→ EXERCISE BRIEF
Omit all pictures. Copy the rest of the material exactly.

→ RECORDED DATA
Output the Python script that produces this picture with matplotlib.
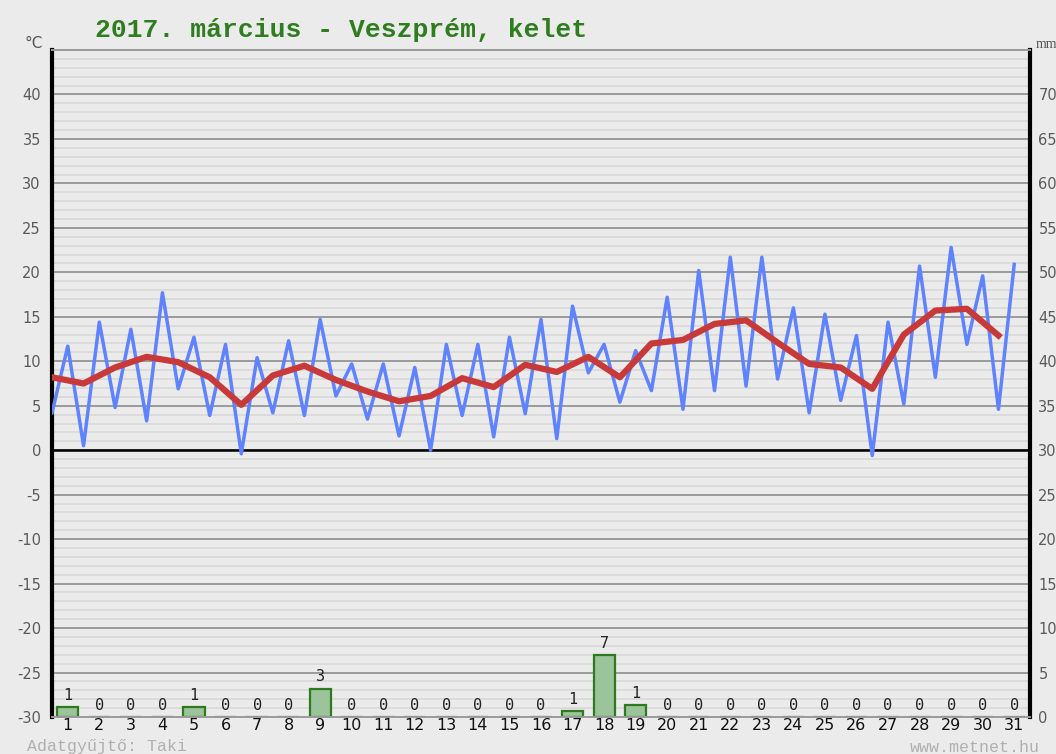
import numpy as np
import matplotlib
matplotlib.use("Agg")
import matplotlib.pyplot as plt

# 2017 March, Veszprem - half-daily temperatures, daily means, precipitation
days = list(range(1, 32))
half_day_temps = [4.2, 11.7, 0.5, 14.4, 4.8, 13.6, 3.3, 17.7, 6.9, 12.7,
                  3.9, 11.9, -0.4, 10.4, 4.2, 12.3, 3.9, 14.7, 6.1, 9.7,
                  3.5, 9.7, 1.6, 9.3, 0.0, 11.9, 3.9, 11.9, 1.5, 12.7,
                  4.1, 14.7, 1.3, 16.2, 8.7, 11.9, 5.4, 11.2, 6.7, 17.2,
                  4.6, 20.2, 6.7, 21.7, 7.2, 21.7, 8.0, 16.0, 4.2, 15.3,
                  5.6, 12.9, -0.6, 14.4, 5.2, 20.7, 8.2, 22.8, 11.9, 19.6,
                  4.6, 20.9]
daily_means = [8.2, 7.5, 9.3, 10.5, 9.9, 8.2, 5.1, 8.4, 9.5, 7.9,
               6.6, 5.5, 6.1, 8.1, 7.1, 9.6, 8.8, 10.5, 8.2, 12.0,
               12.4, 14.2, 14.6, 12.1, 9.7, 9.3, 6.9, 13.0, 15.7, 15.9,
               12.9]
precip_mm = [1.1, 0, 0, 0, 1.1, 0, 0, 0, 3.2, 0,
             0, 0, 0, 0, 0, 0, 0.7, 7.0, 1.3, 0,
             0, 0, 0, 0, 0, 0, 0, 0, 0, 0,
             0]

title = "2017. március - Veszprém, kelet"
bg = "#ebebeb"


def plot_chart(filename):
    fig = plt.figure(figsize=(10.56, 7.54), dpi=100, facecolor=bg)
    ax = fig.add_axes([52 / 1056, 1 - 717 / 754, 978 / 1056, 667 / 754])
    ax.set_facecolor(bg)
    ax.set_xlim(0.5, 31.5)
    ax.set_ylim(-30, 45)

    # grid
    for t in range(-29, 45):
        if t % 5 == 0:
            continue
        ax.axhline(t, color="#dadada", lw=1.3, zorder=0)
    for t in range(-25, 45, 5):
        ax.axhline(t, color="#9a9a9a", lw=1.4, zorder=0)
    ax.axhline(0, color="black", lw=1.8, zorder=1)

    # precipitation bars (mm axis = temp + 30)
    base = -30
    ax.bar(days, precip_mm, bottom=base, width=0.67, color="#9cc49a",
           edgecolor="#2d7a1f", lw=1.6, zorder=2)
    for d, p in zip(days, precip_mm):
        ax.annotate(str(int(round(p))), (d, base + p), xytext=(0, 3),
                    textcoords="offset points", ha="center", va="bottom",
                    fontsize=11, family="DejaVu Sans Mono", color="#222222")

    half_x = 0.5 + 0.5 * np.arange(len(half_day_temps))
    ax.plot(half_x, half_day_temps, color="#5f82ff", lw=2.5, zorder=3)
    mean_x = 0.5 + np.arange(len(daily_means))
    ax.plot(mean_x, daily_means, color="#c83a3a", lw=4.5, zorder=4,
            solid_joinstyle="round")

    # axes
    ax.set_xticks(days)
    ax.set_xticklabels([str(d) for d in days], fontsize=11.5, color="#111111")
    ax.tick_params(axis="x", length=0, pad=1)
    ax.set_yticks(range(-30, 45, 5))
    ax.set_yticklabels([str(t) for t in range(-30, 45, 5)], fontsize=10.5,
                       color="#5a5a5a")
    ax.tick_params(axis="y", length=0, pad=8)
    for side in ["top", "bottom"]:
        ax.spines[side].set_color("#9a9a9a")
        ax.spines[side].set_linewidth(1.4)
    ax.spines["left"].set_linewidth(3)
    ax.spines["left"].set_color("black")
    ax.spines["right"].set_linewidth(3)
    ax.spines["right"].set_color("black")

    ax2 = ax.twinx()
    ax2.set_ylim(0, 75)
    ax2.set_yticks(range(0, 75, 5))
    ax2.set_yticklabels([str(m) for m in range(0, 75, 5)], fontsize=10.5,
                        color="#5a5a5a")
    ax2.tick_params(axis="y", length=0, pad=6)
    for s in ax2.spines.values():
        s.set_visible(False)

    fig.text(95 / 1056, 1 - 30 / 754, title, fontsize=19, fontweight="bold",
             family="Liberation Mono", color="#2e7d1e", va="center", ha="left")
    fig.text(25 / 1056, 1 - 43 / 754, "°C", fontsize=11, color="#555555",
             va="center", ha="left")
    fig.text(1036 / 1056, 1 - 45 / 754, "mm", fontsize=10, color="#555555",
             va="center", ha="left", family="Liberation Serif")
    fig.text(27 / 1056, 1 - 747 / 754, "Adatgyűjtő: Taki", fontsize=12,
             family="Liberation Mono", color="#b0b0b0", va="center", ha="left")
    fig.text(1040 / 1056, 1 - 747 / 754, "www.metnet.hu", fontsize=12,
             family="Liberation Mono", color="#b0b0b0", va="center", ha="right")

    fig.savefig(filename, dpi=100, facecolor=bg)


def main():
    plot_chart("out.png")


if __name__ == "__main__":
    main()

→ FINAL RESULT
Output the Python script that produces this picture with matplotlib.
import numpy as np
import matplotlib
matplotlib.use("Agg")
import matplotlib.pyplot as plt

# 2017 March, Veszprem - half-daily temperatures, daily means, precipitation
days = list(range(1, 32))
half_day_temps = [4.2, 11.7, 0.5, 14.4, 4.8, 13.6, 3.3, 17.7, 6.9, 12.7,
                  3.9, 11.9, -0.4, 10.4, 4.2, 12.3, 3.9, 14.7, 6.1, 9.7,
                  3.5, 9.7, 1.6, 9.3, 0.0, 11.9, 3.9, 11.9, 1.5, 12.7,
                  4.1, 14.7, 1.3, 16.2, 8.7, 11.9, 5.4, 11.2, 6.7, 17.2,
                  4.6, 20.2, 6.7, 21.7, 7.2, 21.7, 8.0, 16.0, 4.2, 15.3,
                  5.6, 12.9, -0.6, 14.4, 5.2, 20.7, 8.2, 22.8, 11.9, 19.6,
                  4.6, 20.9]
daily_means = [8.2, 7.5, 9.3, 10.5, 9.9, 8.2, 5.1, 8.4, 9.5, 7.9,
               6.6, 5.5, 6.1, 8.1, 7.1, 9.6, 8.8, 10.5, 8.2, 12.0,
               12.4, 14.2, 14.6, 12.1, 9.7, 9.3, 6.9, 13.0, 15.7, 15.9,
               12.9]
precip_mm = [1.1, 0, 0, 0, 1.1, 0, 0, 0, 3.2, 0,
             0, 0, 0, 0, 0, 0, 0.7, 7.0, 1.3, 0,
             0, 0, 0, 0, 0, 0, 0, 0, 0, 0,
             0]

title = "2017. március - Veszprém, kelet"
bg = "#ebebeb"


def plot_chart(filename):
    fig = plt.figure(figsize=(10.56, 7.54), dpi=100, facecolor=bg)
    ax = fig.add_axes([52 / 1056, 1 - 717 / 754, 978 / 1056, 667 / 754])
    ax.set_facecolor(bg)
    ax.set_xlim(0.5, 31.5)
    ax.set_ylim(-30, 45)

    # grid
    for t in range(-29, 45):
        if t % 5 == 0:
            continue
        ax.axhline(t, color="#dadada", lw=1.3, zorder=0)
    for t in range(-25, 45, 5):
        ax.axhline(t, color="#9a9a9a", lw=1.4, zorder=0)
    ax.axhline(0, color="black", lw=1.8, zorder=1)

    # precipitation bars (mm axis = temp + 30)
    base = -30
    ax.bar(days, precip_mm, bottom=base, width=0.67, color="#9cc49a",
           edgecolor="#2d7a1f", lw=1.6, zorder=2)
    for d, p in zip(days, precip_mm):
        ax.annotate(str(int(round(p))), (d, base + p), xytext=(0, 3),
                    textcoords="offset points", ha="center", va="bottom",
                    fontsize=11, family="DejaVu Sans Mono", color="#222222")

    half_x = 0.5 + 0.5 * np.arange(len(half_day_temps))
    ax.plot(half_x, half_day_temps, color="#5f82ff", lw=2.5, zorder=3)
    mean_x = 0.5 + np.arange(len(daily_means))
    ax.plot(mean_x, daily_means, color="#c83a3a", lw=4.5, zorder=4,
            solid_joinstyle="round")

    # axes
    ax.set_xticks(days)
    ax.set_xticklabels([str(d) for d in days], fontsize=11.5, color="#111111")
    ax.tick_params(axis="x", length=0, pad=1)
    ax.set_yticks(range(-30, 45, 5))
    ax.set_yticklabels([str(t) for t in range(-30, 45, 5)], fontsize=10.5,
                       color="#5a5a5a")
    ax.tick_params(axis="y", length=0, pad=8)
    for side in ["top", "bottom"]:
        ax.spines[side].set_color("#9a9a9a")
        ax.spines[side].set_linewidth(1.4)
    ax.spines["left"].set_linewidth(3)
    ax.spines["left"].set_color("black")
    ax.spines["right"].set_linewidth(3)
    ax.spines["right"].set_color("black")

    ax2 = ax.twinx()
    ax2.set_ylim(0, 75)
    ax2.set_yticks(range(0, 75, 5))
    ax2.set_yticklabels([str(m) for m in range(0, 75, 5)], fontsize=10.5,
                        color="#5a5a5a")
    ax2.tick_params(axis="y", length=0, pad=6)
    for s in ax2.spines.values():
        s.set_visible(False)

    fig.text(95 / 1056, 1 - 30 / 754, title, fontsize=19, fontweight="bold",
             family="Liberation Mono", color="#2e7d1e", va="center", ha="left")
    fig.text(25 / 1056, 1 - 43 / 754, "°C", fontsize=11, color="#555555",
             va="center", ha="left")
    fig.text(1036 / 1056, 1 - 45 / 754, "mm", fontsize=10, color="#555555",
             va="center", ha="left", family="Liberation Serif")
    fig.text(27 / 1056, 1 - 747 / 754, "Adatgyűjtő: Taki", fontsize=12,
             family="Liberation Mono", color="#b0b0b0", va="center", ha="left")
    fig.text(1040 / 1056, 1 - 747 / 754, "www.metnet.hu", fontsize=12,
             family="Liberation Mono", color="#b0b0b0", va="center", ha="right")

    fig.savefig(filename, dpi=100, facecolor=bg)


def main():
    plot_chart("out.png")


if __name__ == "__main__":
    main()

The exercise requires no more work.